Charlotte Gentry
Charlotte Gentry is fusing fashion images with fashion design
Charlotte Gentry began her UTS fashion journey with an interest in fashion photography and ended it with a commitment to sustainable design.
An honours-year student in the UTS Bachelor of Design in Fashion and Textiles, she was initially fascinated by the extent to which visual images shaped the world that she lived in.
“Images are a fetish of my generation — images surround us. We’re always taking images, we’re always in images, and then in fashion, specifically, garments often become images themselves,” she says.
“My storytelling of the experience of making garments is very intertwined with the fashion image itself, which separates me as a designer because I have that at the forefront rather than the more tacit principles of garments themselves.”
In her final-year project, exhibited as part of the UTS Fashion & Textiles Honours 2024 Graduate Showcase, Charlotte's storytelling appeared very literally. Her 6-look collection featured a series of fabrications in which images were digitally printed, UV printed, and knitted directly into her designs. She used a wide variety of fabrics, including an extensive range of knit meterage supplied through her sponsorship with Calcoup Knitwear.
“The work fuses the fashion image with fashion. There are really huge garments where the image is stretched over the pieces, and others that play with motion and stillness to echo the characteristics of photos.
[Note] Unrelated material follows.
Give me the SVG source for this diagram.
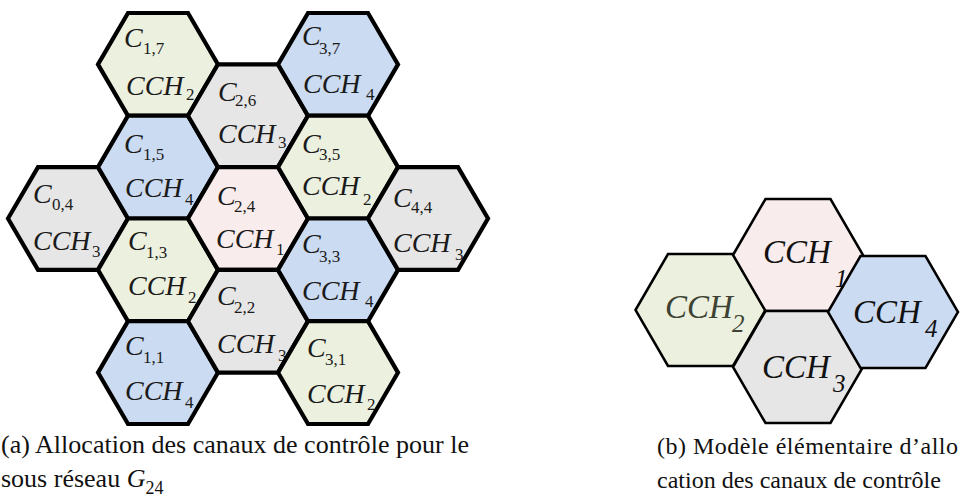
<svg xmlns="http://www.w3.org/2000/svg" width="960" height="503" viewBox="0 0 960 503">
<style>
.h{stroke:#000;stroke-width:4.2;stroke-linejoin:miter}
.h2{stroke:#000;stroke-width:2.5;stroke-linejoin:miter}
.g{fill:#ebf0df}.b{fill:#cbdbf1}.y{fill:#e6e6e6}.p{fill:#f8ecec}
.t{font-family:"Liberation Serif","Times New Roman",serif;font-style:italic;font-size:28px;fill:#1a1a1a}
.s{font-style:normal;font-size:17px}
.t2{font-family:"Liberation Serif","Times New Roman",serif;font-style:italic;font-size:33px;fill:#111}
.s2{font-size:25px}
.cap{font-family:"Liberation Serif","Times New Roman",serif;font-size:26px;fill:#111}
.cap2{font-family:"Liberation Serif","Times New Roman",serif;font-size:24px;fill:#111}
</style>
<g id="hex-left">
<g id="C0_4"><polygon class="h y" points="8,218.5 38,167.1 98,167.1 128,218.5 98,269.9 38,269.9"/>
<text class="t" x="33" y="203">C<tspan class="s" x="52" y="210">0,4</tspan></text>
<text class="t" x="33" y="250">CCH<tspan class="s" x="92" y="257">3</tspan></text></g>
<g id="C1_7"><polygon class="h g" points="98,64.4 128,13 188,13 218,64.4 188,115.8 128,115.8"/>
<text class="t" x="124" y="47">C<tspan class="s" x="143" y="54">1,7</tspan></text>
<text class="t" x="126" y="95">CCH<tspan class="s" x="186" y="100">2</tspan></text></g>
<g id="C1_5"><polygon class="h b" points="98,167.1 128,115.7 188,115.7 218,167.1 188,218.5 128,218.5"/>
<text class="t" x="124" y="153">C<tspan class="s" x="143" y="160">1,5</tspan></text>
<text class="t" x="125" y="197">CCH<tspan class="s" x="185" y="205">4</tspan></text></g>
<g id="C1_3"><polygon class="h g" points="98,269.9 128,218.5 188,218.5 218,269.9 188,321.3 128,321.3"/>
<text class="t" x="128" y="250">C<tspan class="s" x="146" y="258">1,3</tspan></text>
<text class="t" x="128" y="295">CCH<tspan class="s" x="188" y="303">2</tspan></text></g>
<g id="C1_1"><polygon class="h b" points="98,372.6 128,321.2 188,321.2 218,372.6 188,424 128,424"/>
<text class="t" x="125" y="355">C<tspan class="s" x="143" y="363">1,1</tspan></text>
<text class="t" x="125" y="400">CCH<tspan class="s" x="185" y="408">4</tspan></text></g>
<g id="C2_6"><polygon class="h y" points="188,115.7 218,64.3 278,64.3 308,115.7 278,167.1 218,167.1"/>
<text class="t" x="218" y="101">C<tspan class="s" x="235" y="106">2,6</tspan></text>
<text class="t" x="218" y="143">CCH<tspan class="s" x="278" y="148">3</tspan></text></g>
<g id="C2_4"><polygon class="h p" points="188,218.5 218,167.1 278,167.1 308,218.5 278,269.9 218,269.9"/>
<text class="t" x="217" y="205">C<tspan class="s" x="234" y="212">2,4</tspan></text>
<text class="t" x="216" y="248">CCH<tspan class="s" x="276" y="255">1</tspan></text></g>
<g id="C2_2"><polygon class="h y" points="188,321.2 218,269.8 278,269.8 308,321.2 278,372.6 218,372.6"/>
<text class="t" x="217" y="305">C<tspan class="s" x="234" y="313">2,2</tspan></text>
<text class="t" x="217" y="353">CCH<tspan class="s" x="278" y="361">3</tspan></text></g>
<g id="C3_7"><polygon class="h b" points="278,64.4 308,13 368,13 398,64.4 368,115.8 308,115.8"/>
<text class="t" x="302" y="45">C<tspan class="s" x="319" y="54">3,7</tspan></text>
<text class="t" x="303" y="93">CCH<tspan class="s" x="366" y="100">4</tspan></text></g>
<g id="C3_5"><polygon class="h g" points="278,167.1 308,115.7 368,115.7 398,167.1 368,218.5 308,218.5"/>
<text class="t" x="302" y="153">C<tspan class="s" x="319" y="160">3,5</tspan></text>
<text class="t" x="302" y="195">CCH<tspan class="s" x="363" y="205">2</tspan></text></g>
<g id="C3_3"><polygon class="h b" points="278,269.9 308,218.5 368,218.5 398,269.9 368,321.3 308,321.3"/>
<text class="t" x="302" y="253">C<tspan class="s" x="319" y="262">3,3</tspan></text>
<text class="t" x="302" y="300">CCH<tspan class="s" x="365" y="307">4</tspan></text></g>
<g id="C3_1"><polygon class="h g" points="278,372.6 308,321.2 368,321.2 398,372.6 368,424 308,424"/>
<text class="t" x="307" y="357">C<tspan class="s" x="325" y="365">3,1</tspan></text>
<text class="t" x="307" y="403">CCH<tspan class="s" x="367" y="410">2</tspan></text></g>
<g id="C4_4"><polygon class="h y" points="368,218.5 398,167.1 458,167.1 488,218.5 458,269.9 398,269.9"/>
<text class="t" x="393" y="207">C<tspan class="s" x="411" y="213">4,4</tspan></text>
<text class="t" x="393" y="252">CCH<tspan class="s" x="455" y="260">3</tspan></text></g>
</g>
<g id="hex-right">
<g id="CCH2"><polygon class="h2 g" points="635.5,310 668,254 733,254 765.5,310 733,366 668,366"/>
<text class="t2" x="665" y="318" style="fill:#3d4232">CCH<tspan class="s2" x="732" y="332">2</tspan></text></g>
<g id="CCH1"><polygon class="h2 p" points="733,255 765.5,199 830.5,199 863,255 830.5,311 765.5,311"/>
<text class="t2" x="763" y="263">CCH<tspan class="s2" x="835" y="287">1</tspan></text></g>
<g id="CCH3"><polygon class="h2 y" points="733,367 765.5,311 830.5,311 863,367 830.5,423 765.5,423"/>
<text class="t2" x="762" y="378">CCH<tspan class="s2" x="833" y="392">3</tspan></text></g>
<g id="CCH4"><polygon class="h2 b" points="828,312 860.5,256 925.5,256 958,312 925.5,368 860.5,368"/>
<text class="t2" x="853" y="323">CCH<tspan class="s2" x="925" y="337">4</tspan></text></g>
</g>
<g id="captions">
<text class="cap" x="1" y="453" textLength="468" lengthAdjust="spacing">(a)  Allocation des canaux de contrôle pour le</text>
<text class="cap" x="1" y="487">sous réseau <tspan font-style="italic">G</tspan><tspan font-size="18" y="494">24</tspan></text>
<text class="cap2" x="657" y="454" textLength="301" lengthAdjust="spacing">(b)  Modèle élémentaire d’allo</text>
<text class="cap2" x="657" y="488">cation des canaux de contrôle</text>
</g>
</svg>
I also work with shadows and layers,” she says.
Towards sustainable fashion
As Charlotte’s design perspective developed, so too did her interest in sustainable fashion. Initially, she says, she had no idea she was entering one of the biggest polluting industries in the world.
At UTS, the impacts of the global fashion system aren’t just a footnote to the Fashion and Textiles course — they’re also an opportunity for students to reflect on their creative practice and to explore new avenues to upend traditional design and production processes.
Even from first semester of first year, we were so encouraged to think about the impact of our practice on the planet.
In one subject, students were asked to purchase and deconstruct two second-hand shirts and create a new garment out of them. The project provided both a creative challenge and an opportunity for students to consider how they approached their future work.
For Charlotte, who had previously only worked with store-bought fabrics, it was a lightbulb moment. Not only do she and all her peers now routinely use repurposed fabrics in their work, but the way she thinks about the materiality of her work has been entirely transformed.
My collection now is all natural fibres. I think UTS has really instilled in us how harmful synthetic fabrics are. It’s a no-brainer not to use them.
An evolving design perspective
These changing priorities reflected Charlotte’s growth as a designer, but what her end-of-year Graduate Showcase exhibition didn’t necessarily depict were the ways in which her underpinning design processes had also been transformed.
Previously, she says, her approach revolved around an initial idea that she’d sketch out by hand and then painstakingly bring to life. After four years of study, she has a completely different approach that starts with the story she wants to tell. The end result is often a complete surprise, she says, but is more closely aligned with her overarching design vision.
“Along the way, I’ve learnt how important it is to have a story and to engage with a long process of thinking — this is my concept, then I’m going to drape on the mannequin and put different fabrics together, and I just let the idea unfold,” says Charlotte, who will be looking to gain further experience in the fashion industry once her degree is finished.
“At the beginning, it was stressful when teachers would say, ‘Don’t design something; you need to see how it unfolds over the semester’. But now it’s such a distinct practice, and it’s really rewarding to see it come together slowly rather than being tied to an initial idea."